Monday, December 3, 2012

Writer’s Monday


8.30 am
Feed starving cat and pony. Muck out stable. Note that it has snowed, but the snow is thawing.

9.00 am
Sit down at computer.
Send email to wife of celebrity asking for article for charity publication which I had volunteered to edit.
Condole by email with elderly friend in Australia, who has paid me previously to do various editing jobs, but is feeling very poorly today.

9.30 am
Check writing forum web site, another volunteer job. Discover 11 spam messages selling kitchens and one sarky verse from a member about same.
Grind teeth.

Go into admin panel and delete spammers and messages. Reset 4 lots of forum permissions to disallow new members from posting without approval.
Breathe sigh of relief.

10.00 am
Discover that resetting forum permissions doesn’t trickle down to individual categories. Go back into admin panel and reset seventeen categories.

10:30 am
Email forum owner to tell him what I’ve done. The only writing I’ve done so far this morning.

10.45 am
Catch husband on the point of departing with neighbour’s Land Rover and give him two customer book orders to be posted (pre-paid order, packed yesterday and postage paid online). A GOOD THING.

11.00 am
Field phone call from one of son’s idiot friends who would like to bring a 45 foot wagon trailer and do a changeover in our yard. Tell him that said trailer will not fit, and so neither will its changeover friend. Discourage idiot boy from calling again. He will.

11.10 am
Postman delivers, snow having melted sufficiently to allow him to get here in Royal Mail van. Retrieve post, hoping to find parcel of paper bags ordered a week ago ready for a farmer’s market bookstall on Saturday. No bags.
Open envelopes.

Elderly archaeologist with a fixation on a Roman cavalry settlement in Lancashire sends 2000 word article for perusal and comment. Last corresponded 8 years ago.
File in pending tray.

Legal Deposit Library communication from Edinburgh requesting 5 copies of 2 books for Ireland, Scotland, Wales, Oxford and Cambridge. This is A Good Thing, but it’s at my expense, not theirs – A Bad Thing. Luckily just to one central address so postage not horrendous.
Contact Print on Demand service and send order through for delivery.

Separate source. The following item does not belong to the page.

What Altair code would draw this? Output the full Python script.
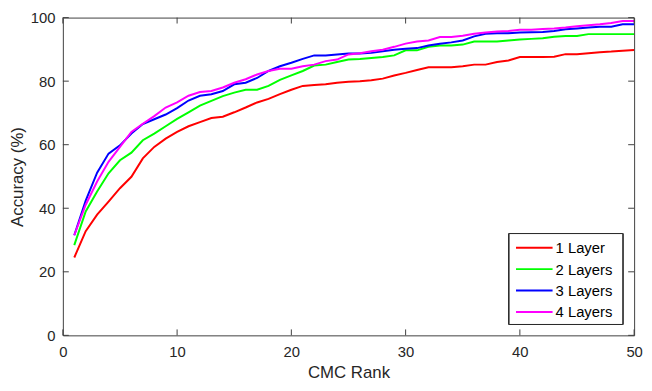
import altair as alt
import pandas as pd

ranks = list(range(1, 51))

layer1 = [24.5, 32.8, 38.0, 42.1, 46.3, 49.9, 55.7, 59.3, 61.9, 64.0,
          65.8, 67.1, 68.4, 68.8, 70.2, 71.7, 73.3, 74.4, 75.9, 77.3,
          78.5, 78.8, 79.0, 79.5, 79.8, 80.0, 80.3, 80.8, 81.8, 82.6,
          83.5, 84.4, 84.4, 84.4, 84.7, 85.2, 85.2, 86.0, 86.5, 87.6,
          87.6, 87.6, 87.7, 88.5, 88.5, 88.8, 89.1, 89.3, 89.6, 89.8]
layer2 = [28.4, 39.0, 45.3, 51.0, 55.1, 57.5, 61.4, 63.5, 65.8, 68.1,
          70.2, 72.3, 73.8, 75.3, 76.4, 77.3, 77.3, 78.5, 80.4, 81.8,
          83.2, 84.9, 85.2, 86.0, 86.8, 87.0, 87.3, 87.6, 88.1, 89.7,
          89.7, 90.8, 91.2, 91.2, 91.5, 92.5, 92.5, 92.5, 92.8, 93.1,
          93.3, 93.5, 94.0, 94.2, 94.2, 94.8, 94.8, 94.8, 94.8, 94.8]
layer3 = [31.5, 42.4, 51.2, 57.2, 59.8, 63.5, 66.5, 68.0, 69.5, 71.5,
          73.9, 75.4, 75.9, 76.9, 79.0, 79.5, 81.0, 83.2, 84.7, 85.8,
          87.0, 88.1, 88.1, 88.4, 88.7, 88.7, 88.9, 89.4, 89.9, 90.2,
          90.4, 91.2, 91.8, 92.2, 92.8, 94.1, 94.9, 95.1, 95.1, 95.3,
          95.4, 95.5, 95.8, 96.3, 96.6, 96.9, 97.1, 97.1, 97.9, 97.9]
layer4 = [31.5, 41.1, 48.4, 54.6, 59.3, 64.0, 66.6, 69.0, 71.7, 73.3,
          75.4, 76.6, 76.9, 78.0, 79.5, 80.6, 82.1, 83.2, 83.9, 83.9,
          84.7, 85.2, 86.3, 86.8, 88.4, 88.8, 89.4, 89.9, 90.8, 91.8,
          92.5, 92.8, 93.9, 93.9, 94.3, 94.9, 95.3, 95.6, 95.8, 96.2,
          96.2, 96.4, 96.6, 96.9, 97.3, 97.6, 97.9, 98.3, 98.9, 98.9]

series_names = ["1 Layer", "2 Layers", "3 Layers", "4 Layers"]
series_colors = ["#FF0000", "#00FF00", "#0000FF", "#FF00FF"]
x_ticks = [0, 10, 20, 30, 40, 50]
y_ticks = [0, 20, 40, 60, 80, 100]

rows = []
for name, vals in zip(series_names, [layer1, layer2, layer3, layer4]):
    for r, v in zip(ranks, vals):
        rows.append({"rank": r, "acc": v, "series": name})
df = pd.DataFrame(rows)

W, H = 578, 321.5
FONT = "Liberation Sans, Arial, sans-serif"
AX = "#404040"
TXT = "#262626"

xscale = alt.Scale(domain=[0, 50], nice=False, zero=False)
yscale = alt.Scale(domain=[0, 100], nice=False)

lines = alt.Chart(df).mark_line(strokeWidth=2, clip=True).encode(
    x=alt.X("rank:Q", scale=xscale, title="CMC Rank",
            axis=alt.Axis(values=x_ticks, ticks=False, domain=False, grid=False,
                          labelPadding=9, titlePadding=6, labelFlush=False)),
    y=alt.Y("acc:Q", scale=yscale, title="Accuracy (%)",
            axis=alt.Axis(values=y_ticks, ticks=False, domain=False, grid=False,
                          labelPadding=8, titlePadding=4, labelFlush=False)),
    color=alt.Color("series:N",
                    scale=alt.Scale(domain=series_names, range=series_colors),
                    legend=None),
    order=alt.Order("series:N"),
)

xt = pd.DataFrame({"t": x_ticks})
yt = pd.DataFrame({"t": y_ticks})

xb = alt.Chart(xt).mark_rule(color=AX, strokeWidth=1).encode(
    x=alt.X("t:Q", scale=xscale), y=alt.value(H), y2=alt.value(H - 6))
xtp = alt.Chart(xt).mark_rule(color=AX, strokeWidth=1).encode(
    x=alt.X("t:Q", scale=xscale), y=alt.value(0), y2=alt.value(6))
yl = alt.Chart(yt).mark_rule(color=AX, strokeWidth=1).encode(
    y=alt.Y("t:Q", scale=yscale), x=alt.value(0), x2=alt.value(6))
yr = alt.Chart(yt).mark_rule(color=AX, strokeWidth=1).encode(
    y=alt.Y("t:Q", scale=yscale), x=alt.value(W), x2=alt.value(W - 6))

# legend (drawn by hand to match the boxed MATLAB legend)
LX0, LX1, LY0, LY1 = 451.5, 566.5, 218.5, 310.5
leg_layers = [
    alt.Chart(xt).mark_rect(fill="white", stroke="#262626", strokeWidth=1).encode(
        x=alt.value(LX0), x2=alt.value(LX1), y=alt.value(LY0), y2=alt.value(LY1))
]
row_step = 21.7
for i, (name, col) in enumerate(zip(series_names, series_colors)):
    yc = 232.8 + i * row_step
    one = pd.DataFrame({"series": [name]})
    leg_layers.append(
        alt.Chart(one).mark_rule(color=col, strokeWidth=2).encode(
            x=alt.value(458.5), x2=alt.value(495.5), y=alt.value(yc)))
    leg_layers.append(
        alt.Chart(one).mark_text(align="left", baseline="middle", font=FONT,
                                 fontSize=15, color="#000000").encode(
            x=alt.value(498.5), y=alt.value(yc + 0.5), text="series:N"))

chart = alt.layer(lines, xb, xtp, yl, yr, *leg_layers).properties(
    width=W, height=H,
    background="white",
    autosize=alt.AutoSizeParams(type="none"),
    padding={"left": 55.5, "top": 7.5, "right": 10, "bottom": 46},
).configure_view(stroke=AX, strokeWidth=1).configure_axis(
    labelFont=FONT, labelFontSize=15, labelColor=TXT,
    titleFont=FONT, titleFontSize=17, titleColor=TXT, titleFontWeight="normal",
)

chart.save("out.html", embed_options={"renderer": "svg", "actions": False})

Local Literary group requests me to go and talk to them on topic of my own choice. They will PAY me! A VERY GOOD THING.
File in pending tray.

11.30 am
Email from Pony breed society asking me to update their web site with advertisement and photos. A Moderately Good Thing – they pay. Update site.

12.00 mid-day
Need coffee. Discover husband’s melted snow boot prints across kitchen floor.
Clean floor and redecorate tracks from door to Rayburn to fridge to chair with thick glossy, coloured pages of health products catalogue. I knew they’d come in useful.

12.30 pm
Sit down with coffee and oatcake to write blog – the first creative thing I’ve done all morning.

1.00 pm
Blog written. Must write back to the Literary group.

1.15 pm
Email from web client, with photos, requesting update of site with offers for January.

1.25
Phone call from Pony breed society requesting photos from  last issue of magazine, which I edit - another volunteer job.

1.30 pm
Thinks: Will the Literary Group believe this?